TO DO: Extract, in full, the lines below, beginning at the first and ending with the line that contains "ax.spines[s].set_linewidth(3)". Pictures do not belong in the copy.

INFORMATION SHOWN:
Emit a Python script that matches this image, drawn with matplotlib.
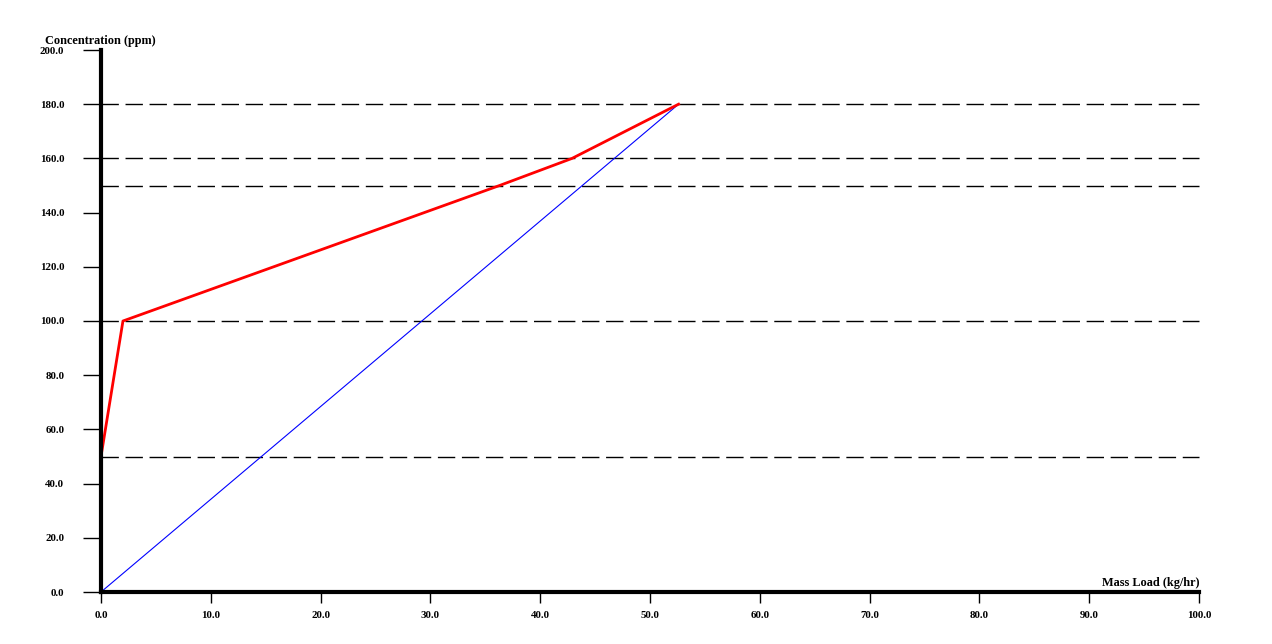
import numpy as np
import matplotlib.pyplot as plt

plt.rcParams['font.family'] = ['Liberation Serif', 'DejaVu Serif']

# composite curve (red) and supply line (blue)
red_x = [0.0, 2.0, 36.3, 42.9, 52.6]
red_y = [50.0, 100.0, 150.0, 160.0, 180.0]
blue_x = [0.0, 52.6]
blue_y = [0.0, 180.0]
# concentration levels shown as dashed lines
levels = [50.0, 100.0, 150.0, 160.0, 180.0]

xticks = np.arange(0, 101, 10)
yticks = np.arange(0, 201, 20)

fig = plt.figure(figsize=(12.72, 6.44), dpi=100)
ax = fig.add_axes([101/1272, (644-592)/644, 1098/1272, 542/644])

for lv in levels:
    ax.plot([0, 100], [lv, lv], color='black', lw=1.0, dashes=(12.5, 4.8), dash_capstyle='butt', clip_on=False)

ax.plot(blue_x, blue_y, color='blue', lw=0.8, clip_on=False)
ax.plot(red_x, red_y, color='red', lw=2.0, clip_on=False)

ax.set_xlim(0, 100)
ax.set_ylim(0, 200)
ax.set_xticks(xticks)
ax.set_yticks(yticks)
ax.set_xticklabels(['%.1f' % v for v in xticks], fontsize=7.8, fontweight='bold')
ax.set_yticklabels(['%.1f' % v for v in yticks], fontsize=7.8, fontweight='bold')
ax.tick_params(axis='y', length=13, width=1, pad=13.5)
ax.tick_params(axis='x', length=8, width=1, pad=6)

for s in ['top', 'right']:
    ax.spines[s].set_visible(False)
for s in ['left', 'bottom']:
    ax.spines[s].set_linewidth(3)

fig.text(45/1272, 1 - 41/644, 'Concentration (ppm)', fontsize=8.8, fontweight='bold', va='center', ha='left')
fig.text(1199/1272, 1 - 583/644, 'Mass Load (kg/hr)', fontsize=8.8, fontweight='bold', va='center', ha='right')

fig.savefig('out.png', dpi=100)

EXERCISE RESULT:
Emit a Python script that matches this image, drawn with matplotlib.
import numpy as np
import matplotlib.pyplot as plt

plt.rcParams['font.family'] = ['Liberation Serif', 'DejaVu Serif']

# composite curve (red) and supply line (blue)
red_x = [0.0, 2.0, 36.3, 42.9, 52.6]
red_y = [50.0, 100.0, 150.0, 160.0, 180.0]
blue_x = [0.0, 52.6]
blue_y = [0.0, 180.0]
# concentration levels shown as dashed lines
levels = [50.0, 100.0, 150.0, 160.0, 180.0]

xticks = np.arange(0, 101, 10)
yticks = np.arange(0, 201, 20)

fig = plt.figure(figsize=(12.72, 6.44), dpi=100)
ax = fig.add_axes([101/1272, (644-592)/644, 1098/1272, 542/644])

for lv in levels:
    ax.plot([0, 100], [lv, lv], color='black', lw=1.0, dashes=(12.5, 4.8), dash_capstyle='butt', clip_on=False)

ax.plot(blue_x, blue_y, color='blue', lw=0.8, clip_on=False)
ax.plot(red_x, red_y, color='red', lw=2.0, clip_on=False)

ax.set_xlim(0, 100)
ax.set_ylim(0, 200)
ax.set_xticks(xticks)
ax.set_yticks(yticks)
ax.set_xticklabels(['%.1f' % v for v in xticks], fontsize=7.8, fontweight='bold')
ax.set_yticklabels(['%.1f' % v for v in yticks], fontsize=7.8, fontweight='bold')
ax.tick_params(axis='y', length=13, width=1, pad=13.5)
ax.tick_params(axis='x', length=8, width=1, pad=6)

for s in ['top', 'right']:
    ax.spines[s].set_visible(False)
for s in ['left', 'bottom']:
    ax.spines[s].set_linewidth(3)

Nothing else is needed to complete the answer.